Ultra-thin SiC layer covered graphene nanosheets as advanced photocatalysts for hydrogen evolution

Abstract

Herein, for the first time, ultra-thin SiC nanoparticles or ultra-thin layer covered graphene nanosheets were successfully prepared via using a facile in situ vapor–solid reaction. The samples were characterized by X-ray diffraction, UV-visible spectroscopy, photoluminescence spectra analysis, Raman spectra, transient photocurrent responses and transmission electron microscopy. The photocatalytic activities were also evaluated by H₂ evolution from pure water or water containing Na₂S as an electron donor.

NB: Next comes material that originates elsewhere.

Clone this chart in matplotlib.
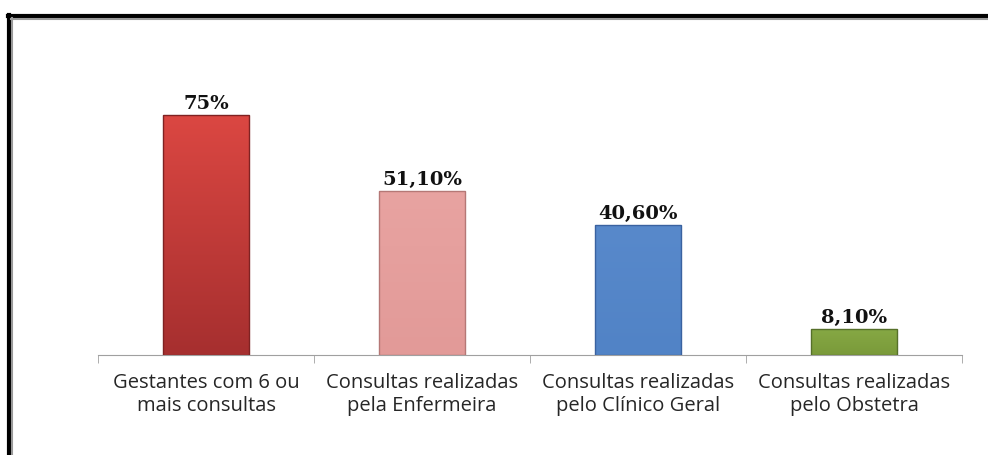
import numpy as np
import matplotlib.pyplot as plt
from matplotlib.lines import Line2D
from matplotlib.colors import LinearSegmentedColormap

categorias = ["Gestantes com 6 ou\nmais consultas",
              "Consultas realizadas\npela Enfermeira",
              "Consultas realizadas\npelo Clínico Geral",
              "Consultas realizadas\npelo Obstetra"]
valores = [75, 51.1, 40.6, 8.1]
rotulos = ["75%", "51,10%", "40,60%", "8,10%"]
cores_topo = ["#db4742", "#e8a3a1", "#5889cb", "#86a844"]
cores_base = ["#a62f2f", "#e29a98", "#5183c6", "#7a9a3a"]
bordas = ["#7f2222", "#b57876", "#3a62a0", "#56702a"]

fig = plt.figure(figsize=(9.88, 4.56), dpi=100)
ax = fig.add_axes([98 / 988, 100 / 456, 864 / 988, 256 / 456])

x = range(len(valores))
barras = ax.bar(x, valores, width=0.4, color="none", edgecolor=bordas, linewidth=1.0, zorder=3)
grad = np.linspace(0, 1, 256).reshape(-1, 1)
for b, ct, cb in zip(barras, cores_topo, cores_base):
    cmap = LinearSegmentedColormap.from_list("g", [cb, ct])
    x0, y0 = b.get_x(), b.get_y()
    im = ax.imshow(grad, cmap=cmap, aspect="auto", origin="lower",
                   extent=[x0, x0 + b.get_width(), y0, y0 + b.get_height()], zorder=2)
    im.set_clip_path(b)

for xi, v, r in zip(x, valores, rotulos):
    ax.text(xi, v + 1.0, r, ha="center", va="bottom", fontsize=14, fontweight="bold",
            family="DejaVu Serif", color="#111111")

ax.set_xlim(-0.5, 3.5)
ax.set_ylim(0, 80)
ax.set_yticks([])
for s in ["top", "right", "left"]:
    ax.spines[s].set_visible(False)
ax.spines["bottom"].set_color("#a0a0a0")
ax.set_xticks([-0.5, 0.5, 1.5, 2.5, 3.5], minor=True)
ax.tick_params(axis="x", which="minor", length=6, color="#a0a0a0", direction="out")
ax.tick_params(axis="x", which="major", length=0, pad=12)
ax.set_xticks(list(x))
ax.set_xticklabels(categorias, fontsize=14.5, family="Open Sans", color="#262626",
                   linespacing=1.2)

# moldura
fig.add_artist(Line2D([9 / 988, 9 / 988], [0, 1 - 16 / 456], color="black", lw=3,
                      transform=fig.transFigure))
fig.add_artist(Line2D([8 / 988, 1], [1 - 17 / 456, 1 - 17 / 456], color="black", lw=3,
                      transform=fig.transFigure))
fig.add_artist(Line2D([11.5 / 988, 11.5 / 988], [0, 1 - 19 / 456], color="#999999", lw=1.5,
                      transform=fig.transFigure))
fig.add_artist(Line2D([11 / 988, 1], [1 - 19.5 / 456, 1 - 19.5 / 456], color="#999999", lw=1.5,
                      transform=fig.transFigure))

fig.savefig("out.png", dpi=100)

The resulting SiC–graphene hybrids show enhanced photocatalytic H₂-evolution activities in the presence of an electron donor. Especially, the graphene nanosheet and SiC nanocrystal hybrids show the highest photocatalytic activity in H₂ production under visible light, which is about 10 times higher than that of the SiC nanocrystals. The enhanced activities of the SiC–graphene hybrids can be attributed to their 2D nanosheet structures, large surface area, enhanced visible-light absorption and rapid interfacial charge transfer from SiC to graphene. Our results can provide an effective approach to synthesize graphene-based heterogeneous nanocomposites for a wide variety of potential applications in solar energy conversion and storage, separation, and purification processes.